■ SET TASK ■
Repeat verbatim the lines from the one containing "Generate a Python" to the one containing "x_ticks = [0, 5, 10, 15, 20, 25, 30]", ends included, minus any pictures.

■ Data items ■
○ ○ ○ ○ ○ ○ ○

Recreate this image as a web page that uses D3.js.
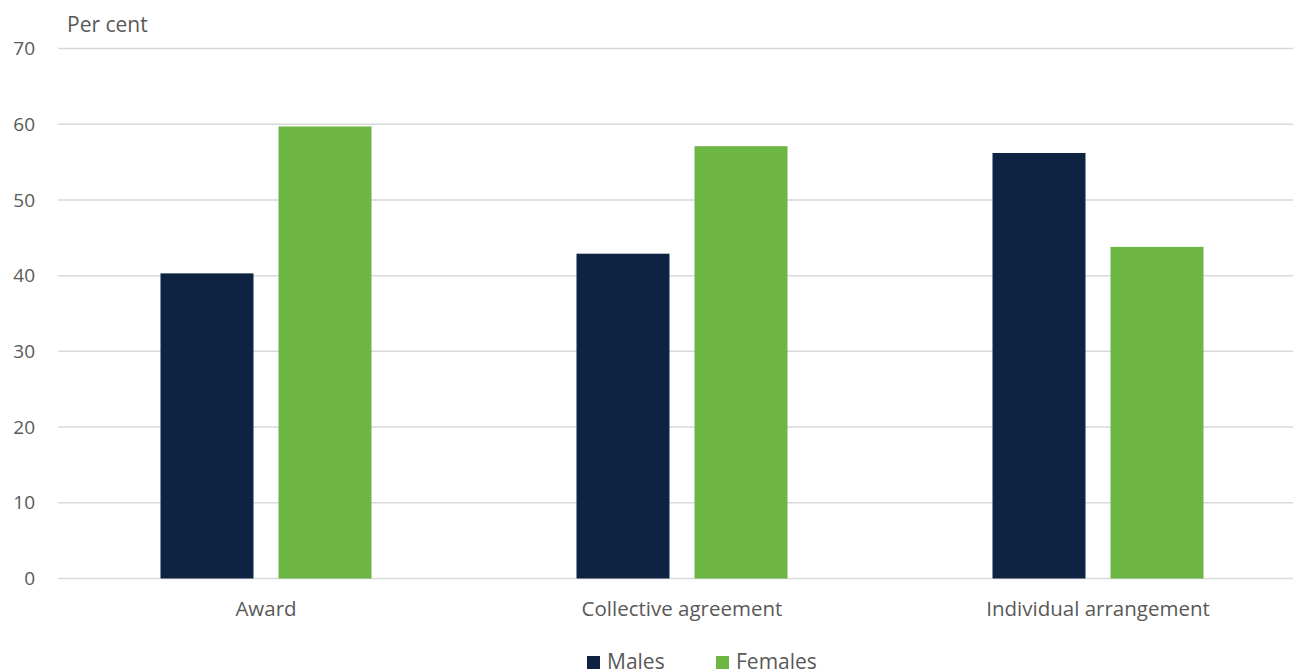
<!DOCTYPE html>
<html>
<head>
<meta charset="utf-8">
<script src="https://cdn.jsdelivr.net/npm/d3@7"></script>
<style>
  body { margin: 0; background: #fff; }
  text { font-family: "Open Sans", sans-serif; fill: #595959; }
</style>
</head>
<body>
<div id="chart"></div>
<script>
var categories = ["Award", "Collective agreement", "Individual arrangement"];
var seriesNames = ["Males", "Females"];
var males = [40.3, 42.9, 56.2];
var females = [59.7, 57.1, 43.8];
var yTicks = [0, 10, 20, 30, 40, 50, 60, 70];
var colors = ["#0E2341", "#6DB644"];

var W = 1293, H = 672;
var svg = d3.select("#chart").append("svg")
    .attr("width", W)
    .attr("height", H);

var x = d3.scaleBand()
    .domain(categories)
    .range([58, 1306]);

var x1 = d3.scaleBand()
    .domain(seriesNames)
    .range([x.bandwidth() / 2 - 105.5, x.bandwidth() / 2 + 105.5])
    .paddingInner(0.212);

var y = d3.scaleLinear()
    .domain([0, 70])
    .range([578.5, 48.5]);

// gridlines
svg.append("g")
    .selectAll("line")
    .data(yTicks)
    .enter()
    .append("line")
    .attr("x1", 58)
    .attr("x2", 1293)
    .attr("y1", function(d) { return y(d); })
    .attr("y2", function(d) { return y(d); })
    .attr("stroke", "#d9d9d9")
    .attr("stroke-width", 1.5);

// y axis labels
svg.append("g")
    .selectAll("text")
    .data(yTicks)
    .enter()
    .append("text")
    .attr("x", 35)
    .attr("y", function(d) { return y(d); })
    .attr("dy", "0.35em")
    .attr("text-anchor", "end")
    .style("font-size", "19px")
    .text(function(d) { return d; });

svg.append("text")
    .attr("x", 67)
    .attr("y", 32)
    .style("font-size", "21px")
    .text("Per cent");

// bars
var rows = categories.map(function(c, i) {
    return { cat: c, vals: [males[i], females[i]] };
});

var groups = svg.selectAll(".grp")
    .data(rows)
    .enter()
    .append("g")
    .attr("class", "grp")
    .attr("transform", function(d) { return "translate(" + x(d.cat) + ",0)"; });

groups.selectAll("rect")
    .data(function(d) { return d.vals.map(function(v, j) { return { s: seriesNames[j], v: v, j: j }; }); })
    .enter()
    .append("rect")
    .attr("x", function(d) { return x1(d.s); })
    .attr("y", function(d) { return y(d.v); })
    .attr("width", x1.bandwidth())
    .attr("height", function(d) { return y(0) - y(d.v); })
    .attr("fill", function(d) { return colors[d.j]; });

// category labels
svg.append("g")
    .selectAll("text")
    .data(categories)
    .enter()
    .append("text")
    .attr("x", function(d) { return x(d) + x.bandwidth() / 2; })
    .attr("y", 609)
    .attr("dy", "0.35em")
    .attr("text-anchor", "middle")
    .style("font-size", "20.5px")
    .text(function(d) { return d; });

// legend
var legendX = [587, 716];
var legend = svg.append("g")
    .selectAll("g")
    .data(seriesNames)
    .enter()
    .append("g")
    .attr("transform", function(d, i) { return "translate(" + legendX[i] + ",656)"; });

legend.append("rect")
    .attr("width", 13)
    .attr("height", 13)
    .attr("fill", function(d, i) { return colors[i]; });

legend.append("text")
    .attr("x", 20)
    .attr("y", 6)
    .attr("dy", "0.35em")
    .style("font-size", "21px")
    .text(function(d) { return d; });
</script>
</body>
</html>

○ ○ ○ ○ ○ ○ ○

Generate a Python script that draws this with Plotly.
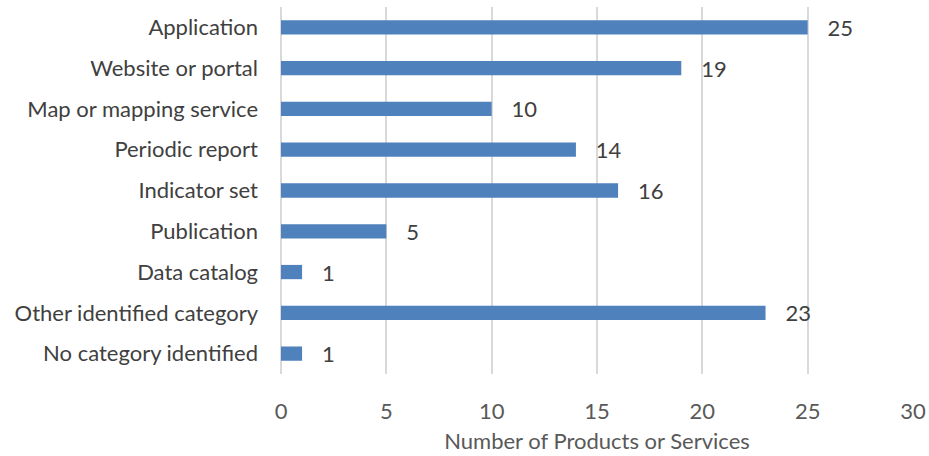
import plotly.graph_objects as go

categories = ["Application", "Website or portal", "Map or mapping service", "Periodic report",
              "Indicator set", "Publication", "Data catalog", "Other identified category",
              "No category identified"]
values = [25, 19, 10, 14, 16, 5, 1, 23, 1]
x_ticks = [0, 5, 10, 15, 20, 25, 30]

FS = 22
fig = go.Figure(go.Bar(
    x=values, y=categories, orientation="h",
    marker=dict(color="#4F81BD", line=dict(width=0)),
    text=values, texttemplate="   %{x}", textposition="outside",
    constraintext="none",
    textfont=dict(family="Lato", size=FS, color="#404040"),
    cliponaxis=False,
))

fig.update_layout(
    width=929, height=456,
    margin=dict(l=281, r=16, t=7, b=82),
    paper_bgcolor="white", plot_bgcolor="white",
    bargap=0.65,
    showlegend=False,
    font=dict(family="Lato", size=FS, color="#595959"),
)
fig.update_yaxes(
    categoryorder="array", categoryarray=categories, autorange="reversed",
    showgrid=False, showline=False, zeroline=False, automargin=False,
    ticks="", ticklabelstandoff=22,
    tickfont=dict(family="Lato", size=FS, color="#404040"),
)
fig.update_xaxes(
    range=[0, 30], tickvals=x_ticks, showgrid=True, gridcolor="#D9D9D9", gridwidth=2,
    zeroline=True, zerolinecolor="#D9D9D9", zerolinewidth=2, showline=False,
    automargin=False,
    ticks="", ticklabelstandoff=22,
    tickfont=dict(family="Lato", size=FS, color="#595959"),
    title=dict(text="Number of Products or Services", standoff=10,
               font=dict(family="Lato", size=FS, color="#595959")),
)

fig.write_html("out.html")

○ ○ ○ ○ ○ ○ ○

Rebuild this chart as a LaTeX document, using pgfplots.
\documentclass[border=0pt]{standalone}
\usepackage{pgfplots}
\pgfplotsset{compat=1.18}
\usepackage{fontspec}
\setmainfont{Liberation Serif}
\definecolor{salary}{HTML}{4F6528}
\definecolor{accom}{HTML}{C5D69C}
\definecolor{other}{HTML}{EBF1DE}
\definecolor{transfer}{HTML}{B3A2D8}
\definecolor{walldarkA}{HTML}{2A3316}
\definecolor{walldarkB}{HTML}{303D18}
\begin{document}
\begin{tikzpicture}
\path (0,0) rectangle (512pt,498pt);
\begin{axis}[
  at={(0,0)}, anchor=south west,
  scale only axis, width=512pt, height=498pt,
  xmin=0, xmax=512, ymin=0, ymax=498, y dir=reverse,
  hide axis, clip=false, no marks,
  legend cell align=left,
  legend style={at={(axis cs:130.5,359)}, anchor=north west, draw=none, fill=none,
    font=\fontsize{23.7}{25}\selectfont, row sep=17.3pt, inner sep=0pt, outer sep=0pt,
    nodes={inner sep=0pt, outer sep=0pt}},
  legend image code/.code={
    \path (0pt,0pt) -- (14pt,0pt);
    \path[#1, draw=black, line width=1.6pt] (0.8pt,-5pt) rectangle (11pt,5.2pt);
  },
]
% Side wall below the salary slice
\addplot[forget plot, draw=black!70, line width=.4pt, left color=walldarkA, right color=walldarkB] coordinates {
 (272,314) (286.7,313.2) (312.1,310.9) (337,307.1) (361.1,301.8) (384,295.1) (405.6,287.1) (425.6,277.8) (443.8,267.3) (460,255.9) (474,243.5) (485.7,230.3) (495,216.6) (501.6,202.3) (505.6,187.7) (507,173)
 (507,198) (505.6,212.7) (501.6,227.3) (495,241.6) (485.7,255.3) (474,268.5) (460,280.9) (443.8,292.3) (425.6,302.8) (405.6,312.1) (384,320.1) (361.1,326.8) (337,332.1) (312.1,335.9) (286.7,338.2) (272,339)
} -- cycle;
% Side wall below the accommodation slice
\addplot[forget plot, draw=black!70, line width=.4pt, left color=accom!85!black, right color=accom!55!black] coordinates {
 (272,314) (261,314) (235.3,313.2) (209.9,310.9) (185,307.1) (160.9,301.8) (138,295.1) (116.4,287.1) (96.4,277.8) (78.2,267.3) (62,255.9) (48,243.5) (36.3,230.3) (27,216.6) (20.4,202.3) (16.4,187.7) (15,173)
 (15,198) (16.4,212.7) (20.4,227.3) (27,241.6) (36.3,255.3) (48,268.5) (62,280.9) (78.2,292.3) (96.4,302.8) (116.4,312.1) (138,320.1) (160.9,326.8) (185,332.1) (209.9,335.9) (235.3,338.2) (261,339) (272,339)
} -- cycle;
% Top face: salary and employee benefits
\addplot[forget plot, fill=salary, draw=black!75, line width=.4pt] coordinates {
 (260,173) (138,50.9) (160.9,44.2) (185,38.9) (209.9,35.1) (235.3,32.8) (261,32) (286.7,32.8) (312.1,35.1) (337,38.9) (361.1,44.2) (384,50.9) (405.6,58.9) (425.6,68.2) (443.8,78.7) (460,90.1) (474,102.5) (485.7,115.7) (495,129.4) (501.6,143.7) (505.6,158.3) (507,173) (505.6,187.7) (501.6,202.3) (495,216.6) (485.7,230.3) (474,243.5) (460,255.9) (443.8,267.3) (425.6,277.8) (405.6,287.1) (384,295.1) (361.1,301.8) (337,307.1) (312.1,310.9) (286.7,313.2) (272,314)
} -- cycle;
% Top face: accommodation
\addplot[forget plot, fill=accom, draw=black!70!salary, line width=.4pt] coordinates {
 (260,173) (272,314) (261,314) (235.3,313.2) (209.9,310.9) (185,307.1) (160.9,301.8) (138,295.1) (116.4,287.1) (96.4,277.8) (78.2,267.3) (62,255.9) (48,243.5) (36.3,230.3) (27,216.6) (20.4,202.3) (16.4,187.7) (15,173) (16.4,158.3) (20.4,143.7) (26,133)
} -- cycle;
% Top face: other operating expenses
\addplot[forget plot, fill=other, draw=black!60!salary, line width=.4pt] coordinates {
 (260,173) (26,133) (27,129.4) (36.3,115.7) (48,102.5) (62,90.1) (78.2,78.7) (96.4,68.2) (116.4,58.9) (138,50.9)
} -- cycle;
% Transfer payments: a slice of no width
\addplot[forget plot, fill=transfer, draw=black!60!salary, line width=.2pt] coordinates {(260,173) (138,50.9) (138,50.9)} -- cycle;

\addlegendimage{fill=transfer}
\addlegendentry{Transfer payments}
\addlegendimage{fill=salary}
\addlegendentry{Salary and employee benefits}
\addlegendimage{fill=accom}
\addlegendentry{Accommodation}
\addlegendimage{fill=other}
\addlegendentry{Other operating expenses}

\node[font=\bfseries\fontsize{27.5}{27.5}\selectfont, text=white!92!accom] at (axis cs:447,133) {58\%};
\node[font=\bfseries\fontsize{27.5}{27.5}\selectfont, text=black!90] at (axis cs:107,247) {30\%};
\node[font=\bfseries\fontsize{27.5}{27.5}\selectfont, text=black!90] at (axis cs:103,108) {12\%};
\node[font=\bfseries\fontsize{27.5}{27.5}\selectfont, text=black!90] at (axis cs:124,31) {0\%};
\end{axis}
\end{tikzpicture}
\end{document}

○ ○ ○ ○ ○ ○ ○

■ SOLUTION TO THIS TASK ■
Generate a Python script that draws this with Plotly.
import plotly.graph_objects as go

categories = ["Application", "Website or portal", "Map or mapping service", "Periodic report",
              "Indicator set", "Publication", "Data catalog", "Other identified category",
              "No category identified"]
values = [25, 19, 10, 14, 16, 5, 1, 23, 1]
x_ticks = [0, 5, 10, 15, 20, 25, 30]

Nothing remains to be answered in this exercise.